Southwest is a different place now. We’re not without challenges, and sometimes our vices and egos get the best of us, but those old fissures have for the most part healed. We’re learning the art of charitable dialogue, we search for ways to give voice to different points of view, and some of you even seem to enjoy a good theological argument now and then. (There was a good bit of laughter, at least, during this morning’s disputation on the filioque.)
This is SSW’s Elizabethan Settlement, the days of calm after the years of storm and strife. The Travis-ian Settlement.
And there is also a risk in such times, as there was in that era of Anglican history. A risk, in short, that now that the crowd and chaos have dispersed, we’ll forget that our calling remains that of Zacchaeus—to find and follow the Savior.
Today’s gospel has always puzzled me. It sounds as if Jesus is telling us to count the cost before taking up our cross, so that we know what we’re getting into. But it comes as a kind of non-sequitur. “Whoever does not take up his cross and follow me cannot be my disciple. For which of you, intending to build a tower, does not first sit down and estimate the cost?” What does that 2d sentence have to do with the first? In order to make it work, we usually supply an implied line—- “Whoever does not take up his cross and follow me cannot be my disciple. [And the reason that I’m telling you this now is so you’ll know what you’re in for.] For which of you, intending to build a tower, does not first sit down and estimate the cost?”

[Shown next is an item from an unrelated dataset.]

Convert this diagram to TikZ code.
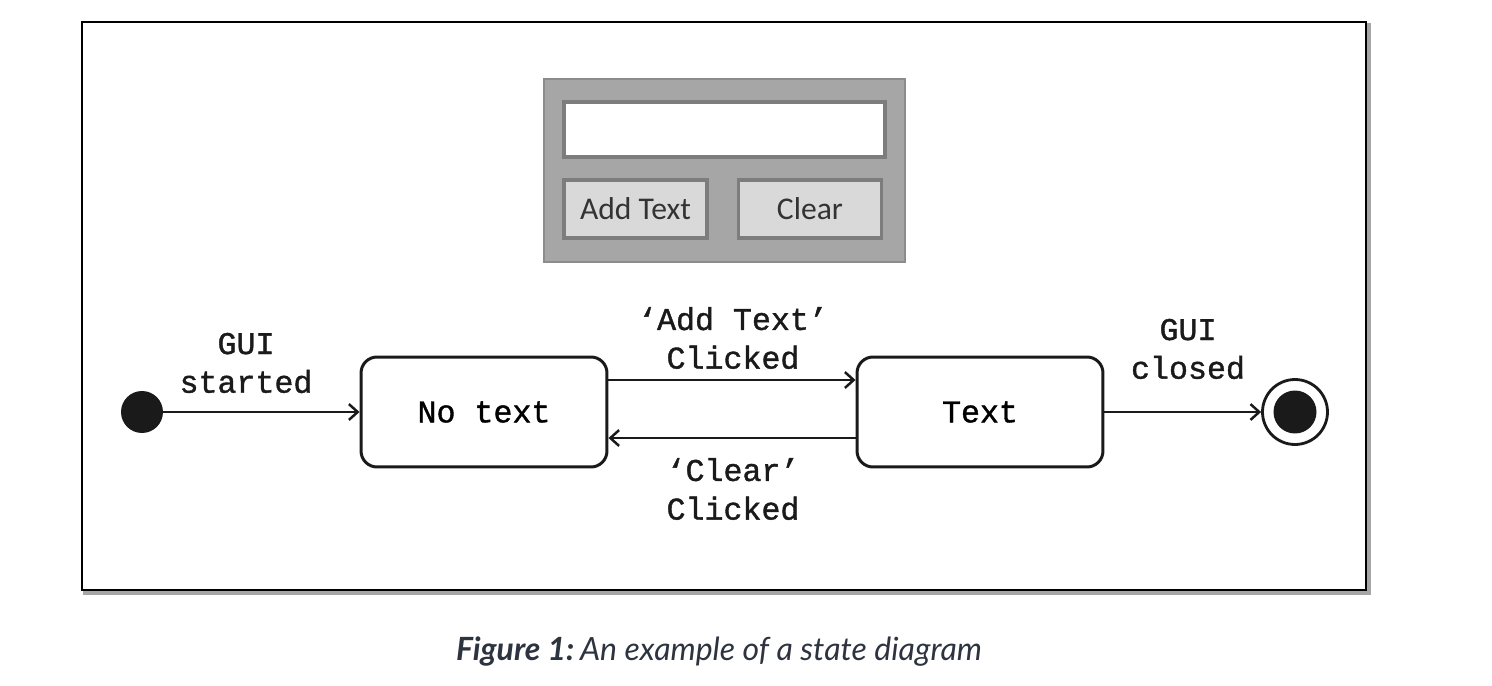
\documentclass[tikz,border=0pt]{standalone}
\usepackage{fontspec}
\setmonofont[FakeBold=1.2,AutoFakeBold=1.2]{Liberation Mono}
\newfontfamily\guifont{Carlito}
\newfontfamily\capfont{Lato}
\usetikzlibrary{arrows.meta,calc,positioning}
\definecolor{PanelGray}{RGB}{166,166,166}
\definecolor{PanelEdge}{RGB}{140,140,140}
\definecolor{FieldEdge}{RGB}{125,125,125}
\definecolor{ButtonFill}{RGB}{217,217,217}
\definecolor{InkDark}{RGB}{26,26,26}
\definecolor{CaptionInk}{RGB}{45,52,64}
\tikzset{
  statebox/.style={draw=InkDark,line width=1.7pt,rounded corners=0.32cm,
    minimum width=4.92cm,minimum height=2.2cm,font=\ttfamily\bfseries\fontsize{18}{22}\selectfont},
  trans/.style={draw=InkDark,line width=1.6pt,-{Straight Barb[length=5pt,width=9pt,line width=1.4pt]}},
  translabel/.style={align=center,font=\ttfamily\bfseries\fontsize{18}{22}\selectfont,text=InkDark},
  guibutton/.style={draw=FieldEdge,line width=1.8pt,fill=ButtonFill,
    minimum width=2.86cm,minimum height=1.16cm,font=\guifont\fontsize{18}{20}\selectfont,text=black!80}
}
\begin{document}
\begin{tikzpicture}[x=0.02cm,y=-0.02cm]
\useasboundingbox (0,0) rectangle (1492,686);
% frame
\draw[black!35,line width=2pt] (85,25) rectangle (1369,593);
\draw[black,line width=1.6pt,fill=white] (82,22) rectangle (1366,590);
% gui mock-up
\draw[fill=PanelGray,draw=PanelEdge,line width=1pt] (544,79) rectangle (905,262);
\draw[fill=white,draw=FieldEdge,line width=1.8pt] (564,102) rectangle (885,157);
\node[guibutton] (addbtn) at (635.5,209) {Add Text};
\node[guibutton] (clearbtn) at (810,209) {Clear};
% states
\node[circle,fill=InkDark,minimum size=0.84cm,inner sep=0pt] (init) at (142,412) {};
\node[statebox] (notext) at (484,412) {No text};
\node[statebox] (text) at (980,412) {Text};
\node[circle,draw=InkDark,line width=1.6pt,minimum size=1.3cm,inner sep=0pt] (final) at (1295,412) {};
\node[circle,fill=InkDark,minimum size=0.86cm,inner sep=0pt] at (final.center) {};
% transitions
\draw[trans] (init) -- (notext);
\draw[trans] ($(notext.east)+(0,-32)$) -- ($(text.west)+(0,-32)$);
\draw[trans] ($(text.west)+(0,26)$) -- ($(notext.east)+(0,26)$);
\draw[trans] (text) -- (final);
\node[translabel] (lstart) at (246,363) {GUI\\started};
\node[translabel] (ladd) at (733,338) {‘Add Text’\\Clicked};
\node[translabel] (lclear) at (733,489) {‘Clear’\\Clicked};
\node[translabel] (lclose) at (1188,349) {GUI\\closed};
% caption
\node[text=CaptionInk,font=\capfont\fontsize{18.2}{22}\selectfont] (caption) at (719,652)
  {\textbf{\textit{Figure 1:}}\hspace{0.18em}\textit{An example of a state diagram}};
\end{tikzpicture}
\end{document}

But I’d like to suggest a different reading, without that added line in the middle. This is the Jesus of the “you have heard it said, but I tell you” sayings. The Jesus who offers a bit of folk wisdom, and then shows how the logic of the kingdom of heaven surpasses such wisdom so excessively as to appear foolish to the eyes of the world.
We all know, Jesus is saying, that if you’re going to build a tower, you need count the cost. Do a risk-benefit analysis. Make sure you’ve planned the spending so there’s enough left to see the project through. When a king marches into battle, he’d better have laid out strategies and tactics for accomplishing his goal, or else the realm is in trouble.
When a people participate in the civic liturgy known as election day, they’d better have done some research and reflecting on the issues and the candidates. It’d be foolish not to. You have to reckon the cost of tax hikes against the cost of spending cuts. Of new road construction vs. commuter alternatives and regulations.
That’s how you follow a king into battle. That’s how you follow a builder of things. You count the cost. That’s how you follow a leader.
But that’s not how you follow a Savior. There’s no point in counting that cost, because we already know what discipleship will cost us. Everything.
You have heard it said that no one builds a tower without keeping some rainy day funds in the bank. But I tell you, you cannot be my disciple unless you give up all that you have, and wind up looking foolish like a busted construction company, a king with no exit strategy, a crucified rabbi.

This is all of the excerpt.